--- Source data ---
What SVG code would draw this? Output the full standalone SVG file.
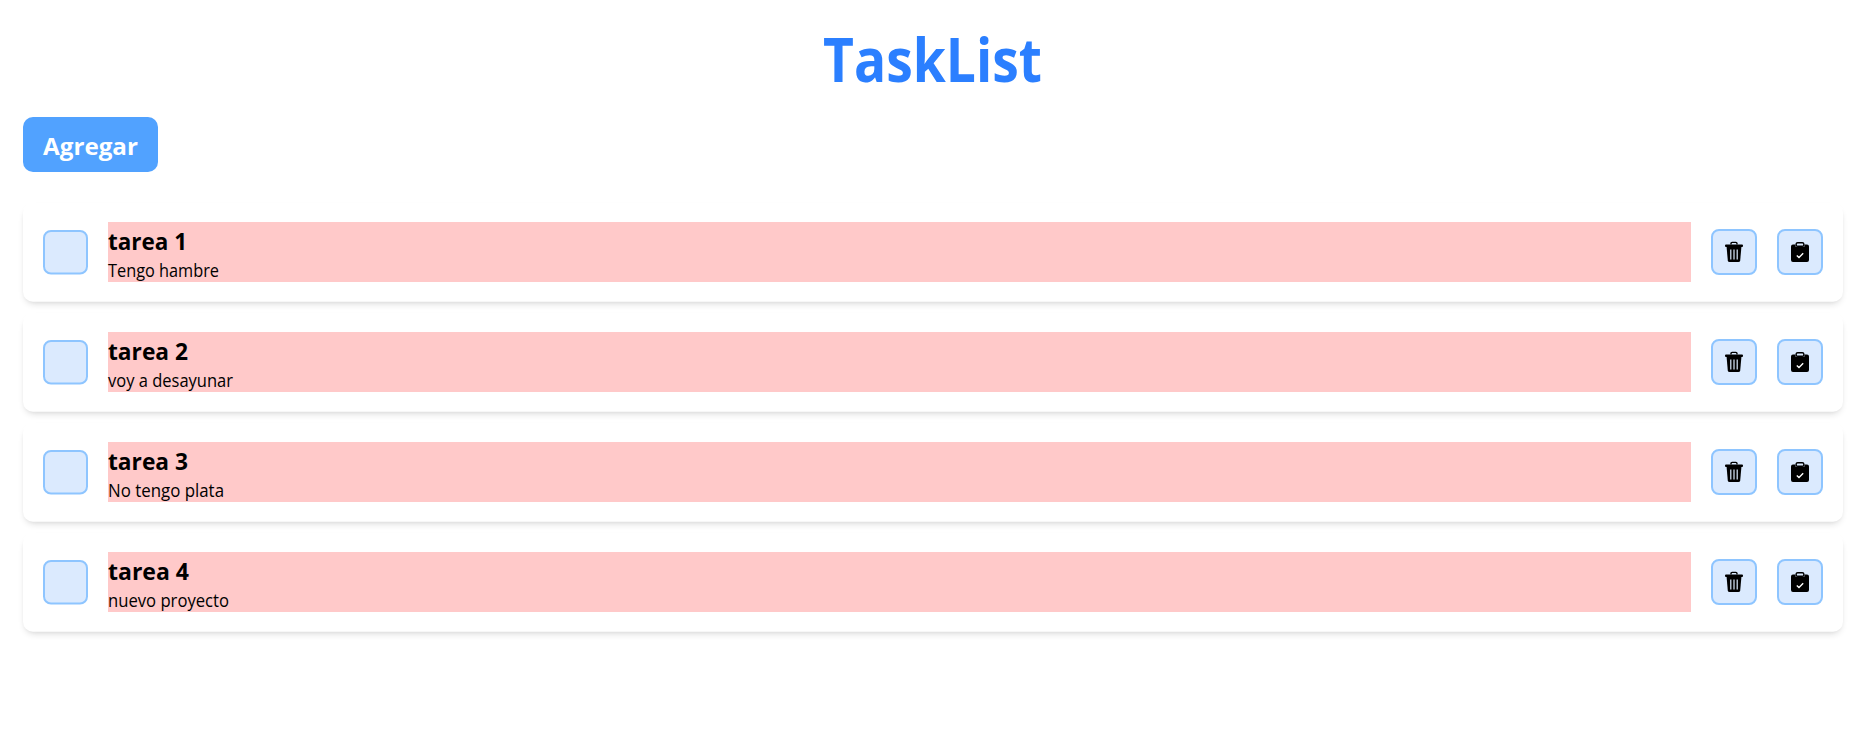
<svg xmlns="http://www.w3.org/2000/svg" width="1865" height="748" viewBox="0 0 1865 748">
<style>
text{font-family:"Open Sans","Noto Sans","Liberation Sans",sans-serif}
.title{font-size:60px;font-weight:700;fill:#2b7fff}
.btn-label{font-size:24px;font-weight:700;fill:#fff}
.name{font-size:24px;font-weight:700;fill:#000}
.desc{font-size:18px;fill:#000}
.card{fill:#fff;filter:url(#sh)}
.band{fill:#ffc9c9}
.box{fill:#dbeafe;stroke:#8ec5ff;stroke-width:2}
</style>
<defs>
<filter id="sh" x="-5%" y="-30%" width="110%" height="170%" color-interpolation-filters="sRGB">
<feMorphology in="SourceAlpha" operator="erode" radius="1" result="a"/>
<feOffset in="a" dy="4" result="a1"/>
<feGaussianBlur in="a1" stdDeviation="3" result="a2"/>
<feComponentTransfer in="a2" result="s1"><feFuncA type="linear" slope="0.1"/></feComponentTransfer>
<feMorphology in="SourceAlpha" operator="erode" radius="2" result="b"/>
<feOffset in="b" dy="2" result="b1"/>
<feGaussianBlur in="b1" stdDeviation="2" result="b2"/>
<feComponentTransfer in="b2" result="s2"><feFuncA type="linear" slope="0.1"/></feComponentTransfer>
<feMerge><feMergeNode in="s1"/><feMergeNode in="s2"/><feMergeNode in="SourceGraphic"/></feMerge>
</filter>
<g id="actions">
<rect class="box" x="1" y="1" width="44" height="44" rx="7"/>
<g transform="translate(14,13)">
<path d="M6 2.6V1.6Q6 .4 7.2 .4H10.8Q12 .4 12 1.6V2.6" fill="none" stroke="#000" stroke-width="1.4"/>
<rect x="0" y="2.6" width="18" height="2.4" rx="1" fill="#000"/>
<path d="M1.6 5H16.4L15.2 18.4Q15 20 13.4 20H4.6Q3 20 2.8 18.4Z" fill="#000"/>
<path d="M5.8 7.5V17.5M9 7.5V17.5M12.2 7.5V17.5" stroke="#dbeafe" stroke-width="1.2"/>
</g>
<rect class="box" x="67" y="1" width="44" height="44" rx="7"/>
<g transform="translate(80,13)">
<path d="M2 2.6H4.6V4.8H13.4V2.6H16Q18 2.6 18 4.6V18Q18 20 16 20H2Q0 20 0 18V4.6Q0 2.6 2 2.6Z" fill="#000"/>
<rect x="5.2" y=".7" width="7.6" height="3.6" rx="1.4" fill="none" stroke="#000" stroke-width="1.4"/>
<path d="M5.8 13.4L8 15.5L12.2 11.3" fill="none" stroke="#fff" stroke-width="1.4"/>
</g>
</g>
</defs>
<rect width="1865" height="748" fill="#fff"/>
<g id="title"><text class="title" x="932.5" y="82" text-anchor="middle" textLength="219" lengthAdjust="spacingAndGlyphs">TaskList</text></g>
<g id="add-button">
<rect x="23" y="117" width="135" height="55" rx="10" fill="#51a2ff"/>
<text class="btn-label" x="43" y="155" textLength="95" lengthAdjust="spacingAndGlyphs">Agregar</text>
</g>
<g id="task-1">
<rect class="card" x="23" y="203" width="1820" height="98.7" rx="10"/>
<rect class="box" x="44" y="231" width="43" height="42.5" rx="7"/>
<rect class="band" x="108" y="222" width="1583" height="60"/>
<text class="name" x="108" y="250" textLength="79" lengthAdjust="spacingAndGlyphs">tarea 1</text>
<text class="desc" x="108" y="277" textLength="111" lengthAdjust="spacingAndGlyphs">Tengo hambre</text>
<use href="#actions" x="1711" y="229"/>
</g>
<g id="task-2">
<rect class="card" x="23" y="313" width="1820" height="98.7" rx="10"/>
<rect class="box" x="44" y="341" width="43" height="42.5" rx="7"/>
<rect class="band" x="108" y="332" width="1583" height="60"/>
<text class="name" x="108" y="360" textLength="80" lengthAdjust="spacingAndGlyphs">tarea 2</text>
<text class="desc" x="108" y="387" textLength="125" lengthAdjust="spacingAndGlyphs">voy a desayunar</text>
<use href="#actions" x="1711" y="339"/>
</g>
<g id="task-3">
<rect class="card" x="23" y="423" width="1820" height="98.7" rx="10"/>
<rect class="box" x="44" y="451" width="43" height="42.5" rx="7"/>
<rect class="band" x="108" y="442" width="1583" height="60"/>
<text class="name" x="108" y="470" textLength="80" lengthAdjust="spacingAndGlyphs">tarea 3</text>
<text class="desc" x="108" y="497" textLength="116" lengthAdjust="spacingAndGlyphs">No tengo plata</text>
<use href="#actions" x="1711" y="449"/>
</g>
<g id="task-4">
<rect class="card" x="23" y="533" width="1820" height="98.7" rx="10"/>
<rect class="box" x="44" y="561" width="43" height="42.5" rx="7"/>
<rect class="band" x="108" y="552" width="1583" height="60"/>
<text class="name" x="108" y="580" textLength="81" lengthAdjust="spacingAndGlyphs">tarea 4</text>
<text class="desc" x="108" y="607" textLength="121" lengthAdjust="spacingAndGlyphs">nuevo proyecto</text>
<use href="#actions" x="1711" y="559"/>
</g>
</svg>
---
What is needed » Write out the whole listing again, exactly, with no pictures.

The reply »
What SVG code would draw this? Output the full standalone SVG file.
<svg xmlns="http://www.w3.org/2000/svg" width="1865" height="748" viewBox="0 0 1865 748">
<style>
text{font-family:"Open Sans","Noto Sans","Liberation Sans",sans-serif}
.title{font-size:60px;font-weight:700;fill:#2b7fff}
.btn-label{font-size:24px;font-weight:700;fill:#fff}
.name{font-size:24px;font-weight:700;fill:#000}
.desc{font-size:18px;fill:#000}
.card{fill:#fff;filter:url(#sh)}
.band{fill:#ffc9c9}
.box{fill:#dbeafe;stroke:#8ec5ff;stroke-width:2}
</style>
<defs>
<filter id="sh" x="-5%" y="-30%" width="110%" height="170%" color-interpolation-filters="sRGB">
<feMorphology in="SourceAlpha" operator="erode" radius="1" result="a"/>
<feOffset in="a" dy="4" result="a1"/>
<feGaussianBlur in="a1" stdDeviation="3" result="a2"/>
<feComponentTransfer in="a2" result="s1"><feFuncA type="linear" slope="0.1"/></feComponentTransfer>
<feMorphology in="SourceAlpha" operator="erode" radius="2" result="b"/>
<feOffset in="b" dy="2" result="b1"/>
<feGaussianBlur in="b1" stdDeviation="2" result="b2"/>
<feComponentTransfer in="b2" result="s2"><feFuncA type="linear" slope="0.1"/></feComponentTransfer>
<feMerge><feMergeNode in="s1"/><feMergeNode in="s2"/><feMergeNode in="SourceGraphic"/></feMerge>
</filter>
<g id="actions">
<rect class="box" x="1" y="1" width="44" height="44" rx="7"/>
<g transform="translate(14,13)">
<path d="M6 2.6V1.6Q6 .4 7.2 .4H10.8Q12 .4 12 1.6V2.6" fill="none" stroke="#000" stroke-width="1.4"/>
<rect x="0" y="2.6" width="18" height="2.4" rx="1" fill="#000"/>
<path d="M1.6 5H16.4L15.2 18.4Q15 20 13.4 20H4.6Q3 20 2.8 18.4Z" fill="#000"/>
<path d="M5.8 7.5V17.5M9 7.5V17.5M12.2 7.5V17.5" stroke="#dbeafe" stroke-width="1.2"/>
</g>
<rect class="box" x="67" y="1" width="44" height="44" rx="7"/>
<g transform="translate(80,13)">
<path d="M2 2.6H4.6V4.8H13.4V2.6H16Q18 2.6 18 4.6V18Q18 20 16 20H2Q0 20 0 18V4.6Q0 2.6 2 2.6Z" fill="#000"/>
<rect x="5.2" y=".7" width="7.6" height="3.6" rx="1.4" fill="none" stroke="#000" stroke-width="1.4"/>
<path d="M5.8 13.4L8 15.5L12.2 11.3" fill="none" stroke="#fff" stroke-width="1.4"/>
</g>
</g>
</defs>
<rect width="1865" height="748" fill="#fff"/>
<g id="title"><text class="title" x="932.5" y="82" text-anchor="middle" textLength="219" lengthAdjust="spacingAndGlyphs">TaskList</text></g>
<g id="add-button">
<rect x="23" y="117" width="135" height="55" rx="10" fill="#51a2ff"/>
<text class="btn-label" x="43" y="155" textLength="95" lengthAdjust="spacingAndGlyphs">Agregar</text>
</g>
<g id="task-1">
<rect class="card" x="23" y="203" width="1820" height="98.7" rx="10"/>
<rect class="box" x="44" y="231" width="43" height="42.5" rx="7"/>
<rect class="band" x="108" y="222" width="1583" height="60"/>
<text class="name" x="108" y="250" textLength="79" lengthAdjust="spacingAndGlyphs">tarea 1</text>
<text class="desc" x="108" y="277" textLength="111" lengthAdjust="spacingAndGlyphs">Tengo hambre</text>
<use href="#actions" x="1711" y="229"/>
</g>
<g id="task-2">
<rect class="card" x="23" y="313" width="1820" height="98.7" rx="10"/>
<rect class="box" x="44" y="341" width="43" height="42.5" rx="7"/>
<rect class="band" x="108" y="332" width="1583" height="60"/>
<text class="name" x="108" y="360" textLength="80" lengthAdjust="spacingAndGlyphs">tarea 2</text>
<text class="desc" x="108" y="387" textLength="125" lengthAdjust="spacingAndGlyphs">voy a desayunar</text>
<use href="#actions" x="1711" y="339"/>
</g>
<g id="task-3">
<rect class="card" x="23" y="423" width="1820" height="98.7" rx="10"/>
<rect class="box" x="44" y="451" width="43" height="42.5" rx="7"/>
<rect class="band" x="108" y="442" width="1583" height="60"/>
<text class="name" x="108" y="470" textLength="80" lengthAdjust="spacingAndGlyphs">tarea 3</text>
<text class="desc" x="108" y="497" textLength="116" lengthAdjust="spacingAndGlyphs">No tengo plata</text>
<use href="#actions" x="1711" y="449"/>
</g>
<g id="task-4">
<rect class="card" x="23" y="533" width="1820" height="98.7" rx="10"/>
<rect class="box" x="44" y="561" width="43" height="42.5" rx="7"/>
<rect class="band" x="108" y="552" width="1583" height="60"/>
<text class="name" x="108" y="580" textLength="81" lengthAdjust="spacingAndGlyphs">tarea 4</text>
<text class="desc" x="108" y="607" textLength="121" lengthAdjust="spacingAndGlyphs">nuevo proyecto</text>
<use href="#actions" x="1711" y="559"/>
</g>
</svg>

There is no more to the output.